Zebit is not a cash lender (no money gets wired into your checking account). The company operates more like an old school creditor, issuing customers a line of store credit up to $2,500 with which they can buy products and pay for them later. The company doesn't check your credit, nor do they report to credit bureaus. And they don't charge interest. It's zero percent interest from start to finish; no fees or penalties either.
Schneider paints the company as rather altruistic, offering a fair way for "under-banked" consumers to buy the things they need - without falling prey to predatory schemes.
"Our target is the 80 percent of U.S. consumers who live paycheck to paycheck, who don't have affordable access to credit," Schneider said. "Those who are normally relegated to high cost predatory alternatives, taking out a payday loan at 400 percent APR or going to rent-to-own shops with limited selections."
But remember - they're raking in millions of revenue, so obviously there's profit motive.
Wait, how does Zebit make money?
Schneider said the company's only revenue driver is the marketplace. Like a normal retailer, Zebit needs to sell its products at a high enough price to guarantee them a decent profit margin. In other words, their profit needs to be baked into the sale price.
And as a customer, you'll see this on the company's website. They make it painstakingly clear how much you'll pay for each item in total - after all the payments are done. For some items, there's a noticeable hike in prices. For example, Zebit is selling one model of Apple's Macbook Air for $1,273.99, while the exact same model sells for $959 on Amazon. But for other items, the prices are comparable to major retailers. Zebit was selling a popular dining table and chairs for nearly the same price as the same model on Walmart.com.
Miro Copic, a business lecturer at San Diego State University, said Zebit's model doesn't seem unfair to the consumer. After all, they're essentially offering credit to a population considered a risk by most banks. They have to hedge their risk somehow.
"They've created an alternative for these under-banked individuals that's extraordinarily viable," Copic said. "The consumer gets to mitigate the risk of payday loans or high interest credit cards, which is a good thing. But I would urge people to remember that this is not an entirely altruistic deal. (Zebit is) approaching this positively, but at the end of the day it's still a business."
How Zebit avoids risk (and why you might get denied their credit)
Although they pride themselves on serving under-banked individuals (often those with credit scores of 550 or less), the company has still found a way to reduce their risk. The startup doesn't offer credit to just anyone.
Zebit is a tech company first and foremost, and they're using data science to suss out information about their potential customers before awarding them a credit line. Schneider was pretty tight-lipped about what data they collect - and how they use it - but he did say they get information from third-party sources of consumer data - for example, social media companies and other gold mines of consumer behavior.
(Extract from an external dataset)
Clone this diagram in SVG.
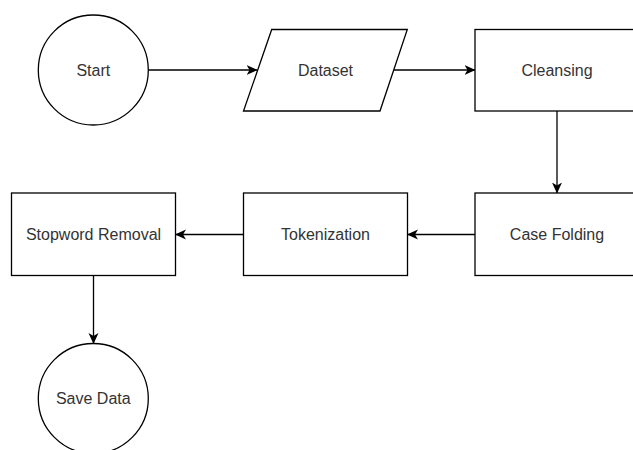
<svg xmlns="http://www.w3.org/2000/svg" width="633" height="450" viewBox="0 0 633 450">
<style>
.s{fill:#fff;stroke:#000;stroke-width:1.3}
.t{font-family:"Liberation Sans",Arial,sans-serif;font-size:16px;fill:#333;text-anchor:middle;dominant-baseline:central}
.c{fill:none;stroke:#000;stroke-width:1.3}
</style>
<defs>
<marker id="a" viewBox="0 0 11 12" refX="10.5" refY="6" markerWidth="11" markerHeight="12" markerUnits="userSpaceOnUse" orient="auto">
<path d="M0,1 L11,6 L0,11 L3,6 Z" fill="#000"/>
</marker>
</defs>
<rect width="633" height="450" fill="#fff"/>
<g id="connectors">
<line class="c" x1="148.3" y1="70" x2="257" y2="70" marker-end="url(#a)"/>
<line class="c" x1="394" y1="70" x2="475" y2="70" marker-end="url(#a)"/>
<line class="c" x1="557" y1="111" x2="557" y2="193" marker-end="url(#a)"/>
<line class="c" x1="475" y1="234.5" x2="407.5" y2="234.5" marker-end="url(#a)"/>
<line class="c" x1="243.5" y1="234.5" x2="175.5" y2="234.5" marker-end="url(#a)"/>
<line class="c" x1="93.5" y1="276" x2="93.5" y2="343.5" marker-end="url(#a)"/>
</g>
<g id="start">
<circle class="s" cx="93.3" cy="70" r="55"/>
<text class="t" x="93.3" y="70">Start</text>
</g>
<g id="dataset">
<polygon class="s" points="271.7,29.5 407.3,29.5 380,111 243.5,111"/>
<text class="t" x="325.5" y="70">Dataset</text>
</g>
<g id="cleansing">
<rect class="s" x="475" y="29.5" width="164" height="81.5"/>
<text class="t" x="557" y="70">Cleansing</text>
</g>
<g id="casefolding">
<rect class="s" x="475" y="193" width="164" height="82.5"/>
<text class="t" x="557" y="234.5">Case Folding</text>
</g>
<g id="tokenization">
<rect class="s" x="243.5" y="193" width="164" height="82.5"/>
<text class="t" x="325.5" y="234.5">Tokenization</text>
</g>
<g id="stopword">
<rect class="s" x="11.5" y="193" width="164" height="82.5"/>
<text class="t" x="93.5" y="234.5">Stopword Removal</text>
</g>
<g id="savedata">
<circle class="s" cx="93.3" cy="398.5" r="55"/>
<text class="t" x="93.3" y="398.5">Save Data</text>
</g>
</svg>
They use this information to gauge how likely it is that a person will pay Zebit back. Then they set their customers up for success, aligning payments with paycheck dates and requiring everyone to be on automatic payment plans. They also don't let their customers overextend themselves. Say, for example, Zebit awards you a $1,000 line of credit, with which you buy a $1,000 television. After you've paid off $200 of that television, you don't get $200 in credit to go spend, as is the case with credit cards. Instead, Zebit makes you pay in full. Once the whole debt is paid off, they'll offer you another round of credit. Maybe $1,200 this time, if you were good.
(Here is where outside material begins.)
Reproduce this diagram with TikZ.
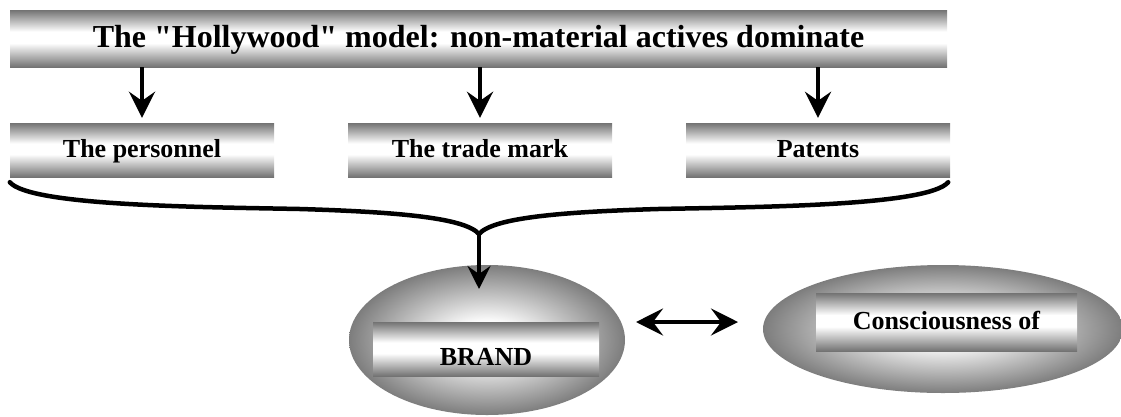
\documentclass[tikz,border=0pt]{standalone}
\usepackage{fontspec}
\setmainfont{Liberation Serif}
\usetikzlibrary{arrows.meta,calc,shapes.geometric}

\definecolor{barg}{gray}{0.45}
\definecolor{ellg}{gray}{0.49}

% metallic bar: grey edges, white band a little above the middle
% (the path's box covers 25bp--75bp of the shading)
\pgfdeclareverticalshading{barshade}{100bp}{color(0bp)=(barg); color(25bp)=(barg); color(46bp)=(white); color(56bp)=(white); color(75bp)=(barg); color(100bp)=(barg)}
% elliptic fill: white core fading to grey at the rim (rim at 25bp)
\pgfdeclareradialshading{ellshade}{\pgfpointorigin}{color(0bp)=(white); color(6bp)=(white); color(25bp)=(ellg); color(50bp)=(ellg)}

\tikzset{
  labelfont/.style={font=\bfseries\fontsize{26}{30}\selectfont, text height=18pt, text depth=4pt},
  bar/.style={rectangle, inner sep=0pt, shading=barshade, labelfont},
  titlebar/.style={bar, font=\bfseries\fontsize{32}{38}\selectfont, text height=22pt, text depth=5pt},
  oval/.style={ellipse, inner sep=0pt, shading=ellshade},
  flow/.style={line width=4pt, -{Stealth[length=26pt,width=26pt,inset=9pt]}},
  brace/.style={line width=4.5pt, line cap=round},
  twoway/.style={line width=4pt, {Stealth[length=27pt,width=27pt,inset=10pt]}-{Stealth[length=27pt,width=27pt,inset=10pt]}}
}

\begin{document}
\begin{tikzpicture}[x=1pt,y=-1pt]
\useasboundingbox (0,0) rectangle (1121,416);

% headline and the three assets
\node[titlebar, minimum width=937pt, minimum height=57pt] (top) at (478.5,38.5)
  {The \textquotedbl Hollywood\textquotedbl{} model: non-material actives dominate};
\node[bar, minimum width=264pt, minimum height=54pt] (p1) at (142,150) {The personnel};
\node[bar, minimum width=264pt, minimum height=54pt] (p2) at (480,150) {The trade mark};
\node[bar, minimum width=264pt, minimum height=54pt] (p3) at (818,150) {Patents};

\foreach \n in {p1,p2,p3}
  \draw[flow, shorten >=5pt] (top.south -| \n.north) -- (\n.north);

% brand and consciousness
\node[oval, minimum width=276pt, minimum height=150pt] (brand) at (487,340) {};
\node[bar, minimum width=226pt, minimum height=54pt] (brandbox) at (486,349) {};
\node[labelfont, inner sep=0pt] (brandtxt) at (486,358) {BRAND};

\node[oval, minimum width=360pt, minimum height=128pt] (cons) at (943,329) {};
\node[bar, minimum width=261pt, minimum height=58pt] (consbox) at (946.5,322) {Consciousness of};

% curly brace gathering the three assets
\coordinate (bl) at ($(p1.south west)+(0,5)$);
\coordinate (br) at ($(p3.south east)+(-2,5)$);
\coordinate (junc) at (479,234);
\coordinate (tip) at (479,289);
\draw[brace] (bl) .. controls (30,206) and (200,207) .. (300,209)
                  .. controls (400,212) and (465,218) .. (junc);
\draw[brace] (br) .. controls (928,206) and (758,207) .. (658,209)
                  .. controls (558,212) and (493,218) .. (junc);
\draw[flow, -{Stealth[length=23pt,width=23pt,inset=8pt]}] (junc) -- (tip);

% mutual link
\coordinate (la) at (636,322);
\coordinate (lb) at (738,322);
\draw[twoway] (la) -- (lb);
\end{tikzpicture}
\end{document}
"This is a new way to incentivize a customer to do the right thing," Schneider said.
In reality, what Zebit is doing is building their own credit score - a system that gauges the risk of a borrower. And the more users they gain on the platform, the better their machine learning will work to de-risk their customers.
It appears to be working for Zebit. Only about 1.5 percent of its customers default on their first payment, Schneider said, and the company's overall bad debt totals about 14 percent of what's been credited.
It should be noted, using Zebit will not rebuild your actual credit score, since the company does not report to credit bureaus. So while using the site might be helpful to buyers in a tight budget, it won't redeem a credit-wrecked consumer.
And if you default on Zebit and don't pay up, customers aren't home free. Schneider said the company devotes employees and resources to an internal collections team that is tasked with trying to recover money.
Big growth ahead
It appears that customers are a fan of the model. Since Zebit's marketplace officially came online in 2017, the company has accumulated over 350,000 customers. Of those customers, Schneider said 70 percent of them come back to buy a second purchase. The first purchase averages $400, the second purchase around $230.
"If we didn't acquire another customer past today, we would generate around $65 million in revenue this year, just from repeat orders alone," Schneider said.
But based on their rate of growth, the company is expecting to have more like 650,000 customers by year end.
Officially founded in 2015, Zebit was spun out of a company called Global Analytics. The company expects to be profitable by December 2019, and has leaned on startup capital until then. It's raised $39 million in venture capital in two rounds of funding, and is raising its Series C round right now. The company is hoping to gather $20 million for that round. But they also just closed $75 million in debt financing in October, which will help fund their operations.
"So we don't have to use equity dollars to fund orders," Schneider said. "Equity dollars can be used for people, process and technology."
Zebit employs 55 people in San Diego, and plans to employ nearly 70 by the year's end.